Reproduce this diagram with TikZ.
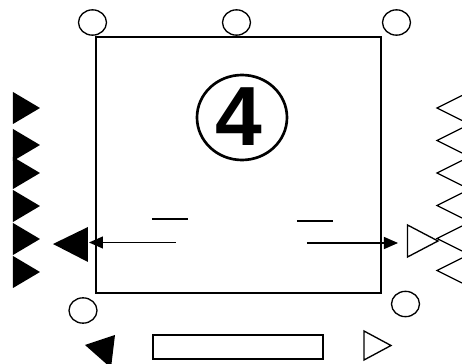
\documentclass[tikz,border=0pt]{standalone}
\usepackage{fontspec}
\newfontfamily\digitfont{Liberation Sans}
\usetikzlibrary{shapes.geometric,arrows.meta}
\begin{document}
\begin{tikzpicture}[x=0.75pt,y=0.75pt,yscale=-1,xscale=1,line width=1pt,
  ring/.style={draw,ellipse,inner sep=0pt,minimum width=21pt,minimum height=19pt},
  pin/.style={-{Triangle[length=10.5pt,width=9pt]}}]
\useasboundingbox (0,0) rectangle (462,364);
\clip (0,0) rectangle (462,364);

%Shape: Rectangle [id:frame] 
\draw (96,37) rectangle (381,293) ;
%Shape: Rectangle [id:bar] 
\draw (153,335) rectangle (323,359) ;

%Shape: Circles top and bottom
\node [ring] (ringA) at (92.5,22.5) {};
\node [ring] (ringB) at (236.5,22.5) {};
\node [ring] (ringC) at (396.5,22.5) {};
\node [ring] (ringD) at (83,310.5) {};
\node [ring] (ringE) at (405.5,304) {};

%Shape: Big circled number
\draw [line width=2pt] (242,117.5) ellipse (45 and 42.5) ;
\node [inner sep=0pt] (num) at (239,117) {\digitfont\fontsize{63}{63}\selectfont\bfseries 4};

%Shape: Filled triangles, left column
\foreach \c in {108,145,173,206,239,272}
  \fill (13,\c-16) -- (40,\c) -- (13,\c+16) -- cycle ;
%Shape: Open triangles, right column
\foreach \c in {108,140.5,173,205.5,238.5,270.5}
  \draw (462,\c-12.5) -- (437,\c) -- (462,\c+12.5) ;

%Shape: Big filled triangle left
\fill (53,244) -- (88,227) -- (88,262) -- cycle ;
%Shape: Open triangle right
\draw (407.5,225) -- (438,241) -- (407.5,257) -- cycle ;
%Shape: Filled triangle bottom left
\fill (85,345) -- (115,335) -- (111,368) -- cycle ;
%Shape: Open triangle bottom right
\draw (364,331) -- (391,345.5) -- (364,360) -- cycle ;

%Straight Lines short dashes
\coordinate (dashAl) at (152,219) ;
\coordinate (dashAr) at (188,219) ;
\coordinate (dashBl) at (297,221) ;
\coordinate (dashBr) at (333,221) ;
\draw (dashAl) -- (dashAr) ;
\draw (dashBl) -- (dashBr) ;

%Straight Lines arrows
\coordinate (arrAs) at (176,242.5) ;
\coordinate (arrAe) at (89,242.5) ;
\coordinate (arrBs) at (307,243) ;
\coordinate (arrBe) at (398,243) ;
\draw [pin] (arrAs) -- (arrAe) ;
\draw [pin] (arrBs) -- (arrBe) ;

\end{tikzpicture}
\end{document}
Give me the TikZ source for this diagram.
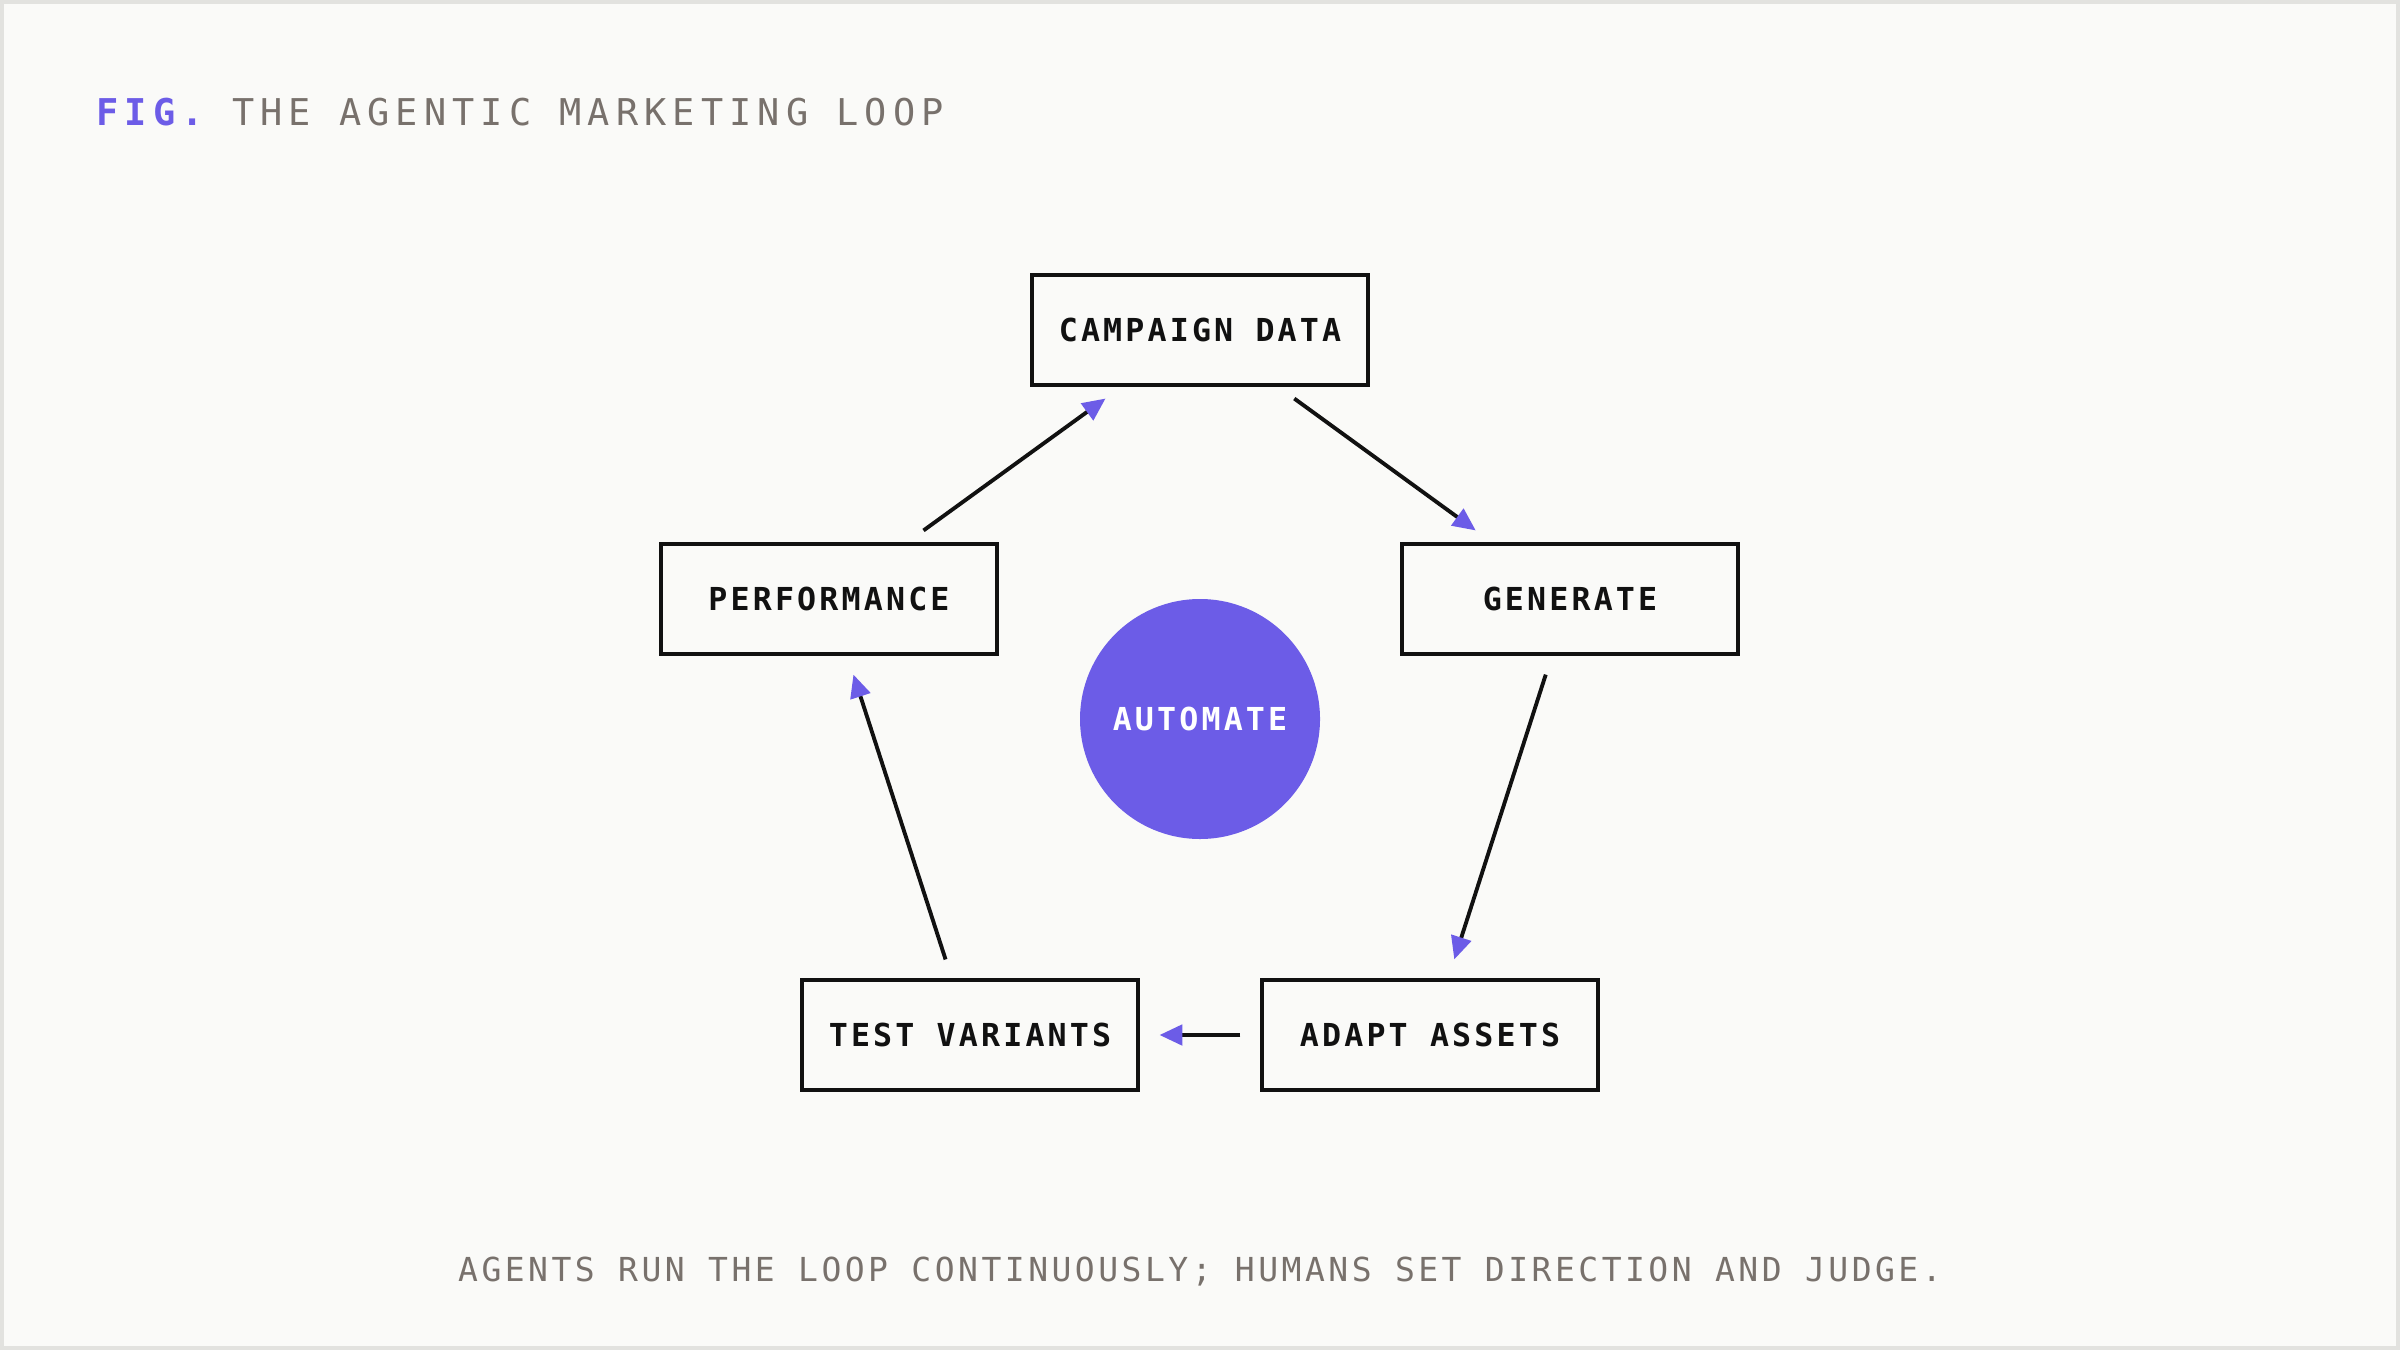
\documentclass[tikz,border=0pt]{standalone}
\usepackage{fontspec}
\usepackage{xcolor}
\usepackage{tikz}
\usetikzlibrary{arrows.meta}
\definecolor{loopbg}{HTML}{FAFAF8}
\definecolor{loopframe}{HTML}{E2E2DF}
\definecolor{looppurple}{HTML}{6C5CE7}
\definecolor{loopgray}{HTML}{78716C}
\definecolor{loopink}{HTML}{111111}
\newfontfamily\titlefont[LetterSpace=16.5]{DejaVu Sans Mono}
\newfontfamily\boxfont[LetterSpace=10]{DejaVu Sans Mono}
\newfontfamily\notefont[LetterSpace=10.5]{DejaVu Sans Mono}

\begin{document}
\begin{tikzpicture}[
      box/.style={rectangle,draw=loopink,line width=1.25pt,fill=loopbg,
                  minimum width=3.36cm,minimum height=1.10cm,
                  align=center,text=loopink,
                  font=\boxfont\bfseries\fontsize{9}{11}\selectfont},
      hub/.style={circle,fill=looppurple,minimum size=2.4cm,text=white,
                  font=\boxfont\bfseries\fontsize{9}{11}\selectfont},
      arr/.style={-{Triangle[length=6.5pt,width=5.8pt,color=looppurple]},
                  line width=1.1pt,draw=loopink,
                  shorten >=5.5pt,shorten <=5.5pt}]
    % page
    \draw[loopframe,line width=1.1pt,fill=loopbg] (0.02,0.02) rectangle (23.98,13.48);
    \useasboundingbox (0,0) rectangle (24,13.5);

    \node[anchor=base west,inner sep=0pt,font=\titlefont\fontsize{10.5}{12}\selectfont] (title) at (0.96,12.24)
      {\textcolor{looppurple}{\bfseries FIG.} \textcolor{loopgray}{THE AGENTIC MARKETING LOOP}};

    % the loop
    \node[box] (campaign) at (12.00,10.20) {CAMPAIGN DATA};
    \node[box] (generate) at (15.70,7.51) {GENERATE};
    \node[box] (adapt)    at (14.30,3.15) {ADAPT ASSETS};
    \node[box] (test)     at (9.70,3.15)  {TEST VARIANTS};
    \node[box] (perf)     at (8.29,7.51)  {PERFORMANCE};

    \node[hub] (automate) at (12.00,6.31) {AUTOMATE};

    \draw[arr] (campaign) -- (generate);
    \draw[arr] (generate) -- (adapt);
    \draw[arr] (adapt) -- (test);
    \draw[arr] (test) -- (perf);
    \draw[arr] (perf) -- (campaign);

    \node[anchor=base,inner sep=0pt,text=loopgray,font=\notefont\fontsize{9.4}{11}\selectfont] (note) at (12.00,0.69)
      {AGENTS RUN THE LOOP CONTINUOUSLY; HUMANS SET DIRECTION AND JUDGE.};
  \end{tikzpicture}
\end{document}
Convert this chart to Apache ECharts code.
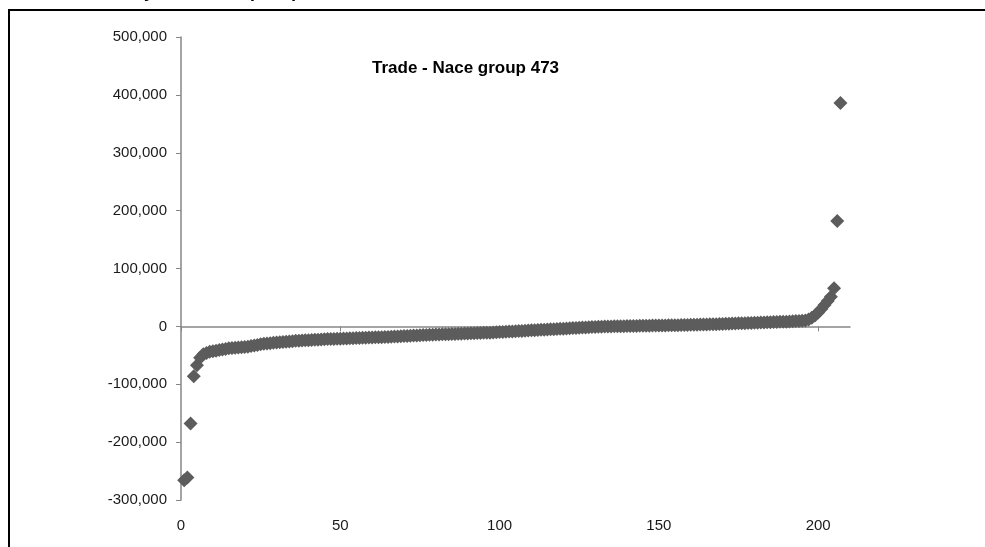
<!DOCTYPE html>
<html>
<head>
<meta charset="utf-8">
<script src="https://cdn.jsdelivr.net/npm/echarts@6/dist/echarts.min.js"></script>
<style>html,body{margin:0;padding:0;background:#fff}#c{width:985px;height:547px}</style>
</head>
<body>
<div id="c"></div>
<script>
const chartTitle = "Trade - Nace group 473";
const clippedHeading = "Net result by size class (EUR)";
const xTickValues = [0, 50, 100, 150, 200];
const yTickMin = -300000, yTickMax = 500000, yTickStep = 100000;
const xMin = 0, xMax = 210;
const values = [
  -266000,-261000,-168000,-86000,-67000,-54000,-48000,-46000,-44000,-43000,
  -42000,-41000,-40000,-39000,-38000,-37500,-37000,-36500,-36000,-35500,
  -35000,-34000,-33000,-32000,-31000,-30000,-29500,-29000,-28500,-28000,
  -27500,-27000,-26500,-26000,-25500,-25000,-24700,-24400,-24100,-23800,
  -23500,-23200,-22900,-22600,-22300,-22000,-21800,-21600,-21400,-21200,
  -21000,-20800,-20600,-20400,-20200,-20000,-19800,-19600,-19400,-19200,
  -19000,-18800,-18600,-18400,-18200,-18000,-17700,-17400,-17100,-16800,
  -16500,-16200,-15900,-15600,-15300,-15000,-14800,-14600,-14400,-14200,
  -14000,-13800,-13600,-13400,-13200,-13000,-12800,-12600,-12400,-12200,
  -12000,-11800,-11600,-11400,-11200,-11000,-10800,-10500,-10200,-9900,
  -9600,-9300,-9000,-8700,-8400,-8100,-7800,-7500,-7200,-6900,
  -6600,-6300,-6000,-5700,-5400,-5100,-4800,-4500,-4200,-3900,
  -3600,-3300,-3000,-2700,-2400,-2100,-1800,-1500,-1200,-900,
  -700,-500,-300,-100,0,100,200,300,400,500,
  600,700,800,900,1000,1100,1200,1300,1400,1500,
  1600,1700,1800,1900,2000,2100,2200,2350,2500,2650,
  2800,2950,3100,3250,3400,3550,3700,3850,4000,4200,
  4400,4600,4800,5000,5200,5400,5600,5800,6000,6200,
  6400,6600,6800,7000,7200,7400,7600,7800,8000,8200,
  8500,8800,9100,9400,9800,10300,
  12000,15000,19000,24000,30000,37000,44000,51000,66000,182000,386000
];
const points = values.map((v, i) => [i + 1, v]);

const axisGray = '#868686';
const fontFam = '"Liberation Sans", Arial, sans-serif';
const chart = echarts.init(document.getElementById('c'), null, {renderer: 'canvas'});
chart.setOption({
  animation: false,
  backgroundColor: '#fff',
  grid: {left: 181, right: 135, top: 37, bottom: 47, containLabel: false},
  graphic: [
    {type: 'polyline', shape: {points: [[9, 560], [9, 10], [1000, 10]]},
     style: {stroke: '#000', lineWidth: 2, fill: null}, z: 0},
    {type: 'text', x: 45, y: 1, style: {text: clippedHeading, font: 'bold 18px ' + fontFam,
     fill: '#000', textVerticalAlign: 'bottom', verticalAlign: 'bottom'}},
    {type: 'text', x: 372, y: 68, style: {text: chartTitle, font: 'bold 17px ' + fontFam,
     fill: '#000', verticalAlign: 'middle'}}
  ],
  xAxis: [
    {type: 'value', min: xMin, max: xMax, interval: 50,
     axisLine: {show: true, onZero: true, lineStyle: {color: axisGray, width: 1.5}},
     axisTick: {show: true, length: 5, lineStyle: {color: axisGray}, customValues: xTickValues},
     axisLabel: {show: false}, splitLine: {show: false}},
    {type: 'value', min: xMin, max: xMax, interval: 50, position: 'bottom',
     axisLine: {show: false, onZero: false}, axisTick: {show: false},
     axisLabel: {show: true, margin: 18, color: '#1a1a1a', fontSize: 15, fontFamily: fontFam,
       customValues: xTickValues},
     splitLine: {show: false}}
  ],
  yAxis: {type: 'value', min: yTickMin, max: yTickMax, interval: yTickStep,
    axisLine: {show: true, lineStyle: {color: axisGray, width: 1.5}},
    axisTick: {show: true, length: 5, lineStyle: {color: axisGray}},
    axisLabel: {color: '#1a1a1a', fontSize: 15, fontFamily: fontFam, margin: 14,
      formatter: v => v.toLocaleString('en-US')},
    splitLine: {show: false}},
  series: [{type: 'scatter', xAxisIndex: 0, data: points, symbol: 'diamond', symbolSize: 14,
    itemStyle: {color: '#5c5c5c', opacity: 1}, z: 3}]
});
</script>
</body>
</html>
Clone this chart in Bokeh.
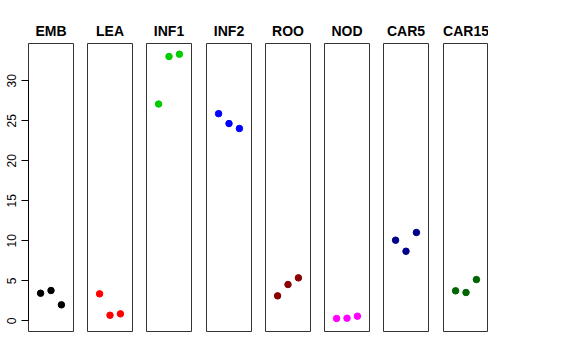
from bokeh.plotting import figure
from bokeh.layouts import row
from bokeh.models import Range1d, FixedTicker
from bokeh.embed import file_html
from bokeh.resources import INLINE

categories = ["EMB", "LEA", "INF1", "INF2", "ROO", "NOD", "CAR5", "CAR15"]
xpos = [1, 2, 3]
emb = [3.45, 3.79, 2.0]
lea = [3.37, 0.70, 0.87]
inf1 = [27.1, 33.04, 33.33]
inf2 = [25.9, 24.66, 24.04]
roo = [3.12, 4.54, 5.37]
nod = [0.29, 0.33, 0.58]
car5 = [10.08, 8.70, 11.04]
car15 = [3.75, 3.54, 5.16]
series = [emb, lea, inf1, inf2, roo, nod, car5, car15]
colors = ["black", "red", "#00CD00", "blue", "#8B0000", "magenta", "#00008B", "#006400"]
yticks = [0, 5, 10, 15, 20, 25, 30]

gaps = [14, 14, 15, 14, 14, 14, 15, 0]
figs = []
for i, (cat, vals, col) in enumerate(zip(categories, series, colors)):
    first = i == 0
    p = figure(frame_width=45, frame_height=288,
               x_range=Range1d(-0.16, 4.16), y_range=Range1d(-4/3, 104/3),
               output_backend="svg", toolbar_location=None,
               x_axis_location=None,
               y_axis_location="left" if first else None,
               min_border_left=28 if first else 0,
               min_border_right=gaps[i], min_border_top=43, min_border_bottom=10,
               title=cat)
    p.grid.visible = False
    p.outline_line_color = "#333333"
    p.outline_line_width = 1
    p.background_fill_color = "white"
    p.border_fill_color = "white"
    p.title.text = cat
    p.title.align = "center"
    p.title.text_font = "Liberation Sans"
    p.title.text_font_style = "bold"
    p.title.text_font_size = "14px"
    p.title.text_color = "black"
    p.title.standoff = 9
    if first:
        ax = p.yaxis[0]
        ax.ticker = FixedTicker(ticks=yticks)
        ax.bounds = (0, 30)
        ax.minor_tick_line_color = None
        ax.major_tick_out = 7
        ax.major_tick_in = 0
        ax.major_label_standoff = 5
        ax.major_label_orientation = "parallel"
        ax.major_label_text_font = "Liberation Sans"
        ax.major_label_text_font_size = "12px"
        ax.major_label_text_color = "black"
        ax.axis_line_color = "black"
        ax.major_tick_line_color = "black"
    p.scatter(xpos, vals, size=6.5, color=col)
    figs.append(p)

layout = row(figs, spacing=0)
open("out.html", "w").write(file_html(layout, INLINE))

--------------------

» **Problem to solve**: Whichever lines contain the string "diagram", select and copy them.

» **Final result**:
Reproduce this diagram with TikZ.
Give me the TikZ source for this diagram.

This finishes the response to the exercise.